I began thinking about the subject of ‘change’ in music education many years ago during the internet boom. Remember those exciting days? Web developers across all disciplines were frantically working to change (or at least trying to change) just about every aspect of our lives.
That was a ‘can-do’ time when quick thinking individuals and small teams of pioneers were giving us amazing advances on a daily basis. And it seemed nothing was immune from innovation; from business models and marketing, to the way we bought pet food and groceries. Even the way we accessed and listened to music underwent incredible advances. Surely if there was ever a time that music education would expand its scope, this would be it!
But…here we are more than 2 decades later and our profession is no better off. School music programs are being cut at alarming rates, yet we still hold on to the same old tired ideas. We repeatedly cite any number of suspect studies regarding the benefits of music education to justify our programs and have done little else to help our cause. Big mistake.
So here are two simple ideas that I thought might help change (and dare I say even save) the profession of music education.
1. Stop training future music educators to (only) be ‘band directors’.
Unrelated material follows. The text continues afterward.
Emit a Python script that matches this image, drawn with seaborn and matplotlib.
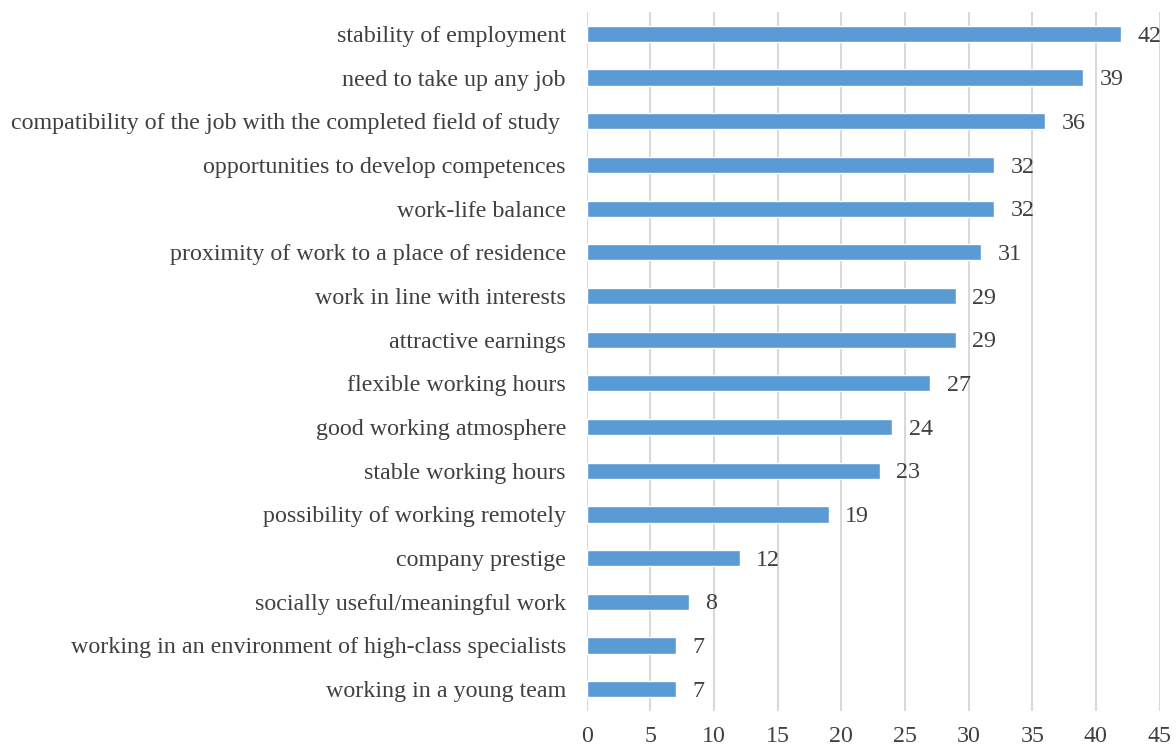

I am not in any way demeaning band, choral and orchestra directors or general music educators for that matter. It is a noble calling that many embrace with almost a theological passion. And I am a firm believer in the importance of music programs in schools. I am the product of a magnificent program from Westborough High School in Massachusetts where Bill McManus worked tirelessly, even writing a curriculum for jazz ensemble then lobbiying passionately for an increase in funds to make it a for-credit course. Anyone interested enough in this post has most likely benefited from their own experiences in a school band, chorus or orchestra program.
That being said, it is amazing to me that with all of the business and technological innovations of the past 25 years or so, the profession of music education and the direction of our training has changed very little... if at all. If the profession as a whole is going to survive current trends, it won’t be due to ‘save the music’ programs or the American version of ‘El Sisteme’ (I’ll reserve comments on the ‘system’ for another post). It will be through innovation, team work, marketing and packaging. So let’s give future music educators the tools they need to take innovative and definitive action.
2. Infuse university music education curricula with mandatory business, technology and marketing classes.
Let’s look at the facts. We are currently training future teachers to work in public schools at the same time that those positions are dwindling. In the mean time, a large contingency of tech savvy adults and older music enthusiasts with disposable income are willing to pay for the professional help that we can provide.
It doesn’t take a marketing or business genius to see what a potential boon this group can be to our profession. What it takes is a shift in thinking and a willingness to adapt. To that end, books like ‘The Tipping Point’ by Malcolm Gladwell and ‘Good to Great’ by Jim Collins should be mandatory reading for all music education majors.
Recognizing that ‘private practice’ is a viable option for music educators is only a beginning and training for the business of music education needs to be included in university curricula immediately. There’s no reason to wait until attrition in school music programs makes private practice the only option for future graduates.